-- start of DATA EXCERPT --

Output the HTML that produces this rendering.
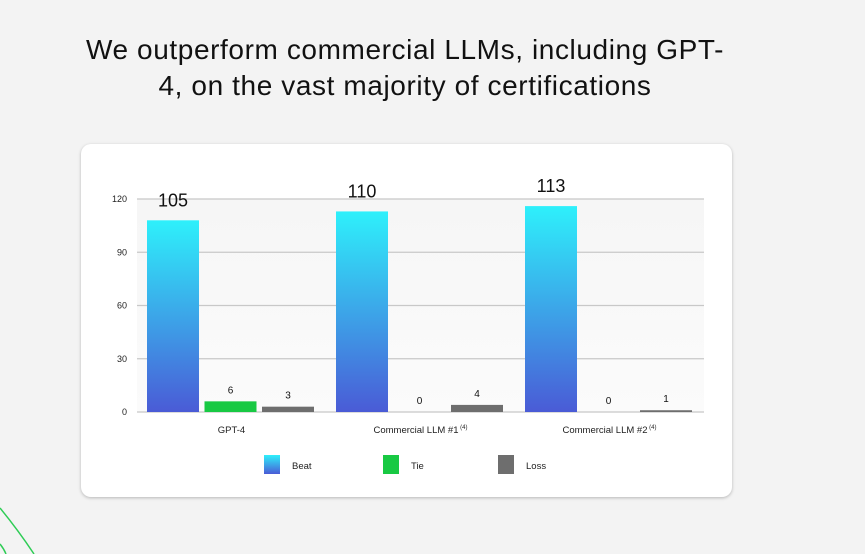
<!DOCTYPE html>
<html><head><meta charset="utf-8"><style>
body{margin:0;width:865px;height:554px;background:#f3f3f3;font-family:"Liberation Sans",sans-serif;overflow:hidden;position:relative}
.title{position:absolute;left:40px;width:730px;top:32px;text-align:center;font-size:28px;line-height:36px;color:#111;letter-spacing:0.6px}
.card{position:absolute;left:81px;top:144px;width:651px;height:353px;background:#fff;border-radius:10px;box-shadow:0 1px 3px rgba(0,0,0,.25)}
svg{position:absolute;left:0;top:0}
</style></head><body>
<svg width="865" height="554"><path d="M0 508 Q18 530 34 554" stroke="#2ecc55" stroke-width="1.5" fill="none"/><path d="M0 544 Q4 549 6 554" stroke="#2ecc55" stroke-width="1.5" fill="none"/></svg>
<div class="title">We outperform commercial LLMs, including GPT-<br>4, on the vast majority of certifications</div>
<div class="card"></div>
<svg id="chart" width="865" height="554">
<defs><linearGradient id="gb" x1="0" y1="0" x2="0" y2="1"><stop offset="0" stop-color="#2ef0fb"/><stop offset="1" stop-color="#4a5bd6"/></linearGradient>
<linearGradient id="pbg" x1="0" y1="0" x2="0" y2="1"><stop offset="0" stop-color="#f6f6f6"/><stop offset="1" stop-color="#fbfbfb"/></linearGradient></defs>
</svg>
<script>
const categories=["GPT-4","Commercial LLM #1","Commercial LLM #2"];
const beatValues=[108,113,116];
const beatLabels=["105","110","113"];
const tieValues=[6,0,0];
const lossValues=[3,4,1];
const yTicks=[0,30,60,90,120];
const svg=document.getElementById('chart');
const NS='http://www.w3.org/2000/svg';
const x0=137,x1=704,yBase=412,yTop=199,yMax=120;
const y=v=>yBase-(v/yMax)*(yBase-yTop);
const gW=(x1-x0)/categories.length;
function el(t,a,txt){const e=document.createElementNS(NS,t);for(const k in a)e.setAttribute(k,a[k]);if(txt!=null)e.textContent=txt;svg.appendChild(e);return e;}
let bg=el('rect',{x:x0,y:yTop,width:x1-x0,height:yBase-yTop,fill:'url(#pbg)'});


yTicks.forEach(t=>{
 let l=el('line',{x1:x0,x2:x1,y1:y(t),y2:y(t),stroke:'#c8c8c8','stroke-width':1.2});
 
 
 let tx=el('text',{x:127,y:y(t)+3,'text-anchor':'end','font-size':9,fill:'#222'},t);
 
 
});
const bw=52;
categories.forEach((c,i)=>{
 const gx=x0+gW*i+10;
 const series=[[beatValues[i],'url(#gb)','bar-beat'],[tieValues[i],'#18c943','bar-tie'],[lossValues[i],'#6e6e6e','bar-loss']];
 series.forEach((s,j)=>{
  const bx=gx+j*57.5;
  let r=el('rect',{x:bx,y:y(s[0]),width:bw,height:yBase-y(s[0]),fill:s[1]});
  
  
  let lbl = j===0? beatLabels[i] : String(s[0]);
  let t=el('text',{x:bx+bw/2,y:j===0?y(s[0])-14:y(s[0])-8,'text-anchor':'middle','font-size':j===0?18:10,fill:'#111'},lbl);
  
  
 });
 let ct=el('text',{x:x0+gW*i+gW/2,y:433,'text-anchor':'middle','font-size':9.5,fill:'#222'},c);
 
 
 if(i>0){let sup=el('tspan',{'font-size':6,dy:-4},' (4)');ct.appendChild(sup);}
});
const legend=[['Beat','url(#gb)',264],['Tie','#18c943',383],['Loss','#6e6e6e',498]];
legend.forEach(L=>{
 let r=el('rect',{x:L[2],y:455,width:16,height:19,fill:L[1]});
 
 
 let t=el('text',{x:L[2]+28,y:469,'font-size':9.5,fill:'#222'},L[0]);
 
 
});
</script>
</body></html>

-- end of DATA EXCERPT --

-- DIRECTIONS FOR THIS TASK --
Take the data above and repeat it exactly, leaving each picture out.

-- EXPECTED ANSWER --
Output the HTML that produces this rendering.
<!DOCTYPE html>
<html><head><meta charset="utf-8"><style>
body{margin:0;width:865px;height:554px;background:#f3f3f3;font-family:"Liberation Sans",sans-serif;overflow:hidden;position:relative}
.title{position:absolute;left:40px;width:730px;top:32px;text-align:center;font-size:28px;line-height:36px;color:#111;letter-spacing:0.6px}
.card{position:absolute;left:81px;top:144px;width:651px;height:353px;background:#fff;border-radius:10px;box-shadow:0 1px 3px rgba(0,0,0,.25)}
svg{position:absolute;left:0;top:0}
</style></head><body>
<svg width="865" height="554"><path d="M0 508 Q18 530 34 554" stroke="#2ecc55" stroke-width="1.5" fill="none"/><path d="M0 544 Q4 549 6 554" stroke="#2ecc55" stroke-width="1.5" fill="none"/></svg>
<div class="title">We outperform commercial LLMs, including GPT-<br>4, on the vast majority of certifications</div>
<div class="card"></div>
<svg id="chart" width="865" height="554">
<defs><linearGradient id="gb" x1="0" y1="0" x2="0" y2="1"><stop offset="0" stop-color="#2ef0fb"/><stop offset="1" stop-color="#4a5bd6"/></linearGradient>
<linearGradient id="pbg" x1="0" y1="0" x2="0" y2="1"><stop offset="0" stop-color="#f6f6f6"/><stop offset="1" stop-color="#fbfbfb"/></linearGradient></defs>
</svg>
<script>
const categories=["GPT-4","Commercial LLM #1","Commercial LLM #2"];
const beatValues=[108,113,116];
const beatLabels=["105","110","113"];
const tieValues=[6,0,0];
const lossValues=[3,4,1];
const yTicks=[0,30,60,90,120];
const svg=document.getElementById('chart');
const NS='http://www.w3.org/2000/svg';
const x0=137,x1=704,yBase=412,yTop=199,yMax=120;
const y=v=>yBase-(v/yMax)*(yBase-yTop);
const gW=(x1-x0)/categories.length;
function el(t,a,txt){const e=document.createElementNS(NS,t);for(const k in a)e.setAttribute(k,a[k]);if(txt!=null)e.textContent=txt;svg.appendChild(e);return e;}
let bg=el('rect',{x:x0,y:yTop,width:x1-x0,height:yBase-yTop,fill:'url(#pbg)'});


yTicks.forEach(t=>{
 let l=el('line',{x1:x0,x2:x1,y1:y(t),y2:y(t),stroke:'#c8c8c8','stroke-width':1.2});
 
 
 let tx=el('text',{x:127,y:y(t)+3,'text-anchor':'end','font-size':9,fill:'#222'},t);
 
 
});
const bw=52;
categories.forEach((c,i)=>{
 const gx=x0+gW*i+10;
 const series=[[beatValues[i],'url(#gb)','bar-beat'],[tieValues[i],'#18c943','bar-tie'],[lossValues[i],'#6e6e6e','bar-loss']];
 series.forEach((s,j)=>{
  const bx=gx+j*57.5;
  let r=el('rect',{x:bx,y:y(s[0]),width:bw,height:yBase-y(s[0]),fill:s[1]});
  
  
  let lbl = j===0? beatLabels[i] : String(s[0]);
  let t=el('text',{x:bx+bw/2,y:j===0?y(s[0])-14:y(s[0])-8,'text-anchor':'middle','font-size':j===0?18:10,fill:'#111'},lbl);
  
  
 });
 let ct=el('text',{x:x0+gW*i+gW/2,y:433,'text-anchor':'middle','font-size':9.5,fill:'#222'},c);
 
 
 if(i>0){let sup=el('tspan',{'font-size':6,dy:-4},' (4)');ct.appendChild(sup);}
});
const legend=[['Beat','url(#gb)',264],['Tie','#18c943',383],['Loss','#6e6e6e',498]];
legend.forEach(L=>{
 let r=el('rect',{x:L[2],y:455,width:16,height:19,fill:L[1]});
 
 
 let t=el('text',{x:L[2]+28,y:469,'font-size':9.5,fill:'#222'},L[0]);
 
 
});
</script>
</body></html>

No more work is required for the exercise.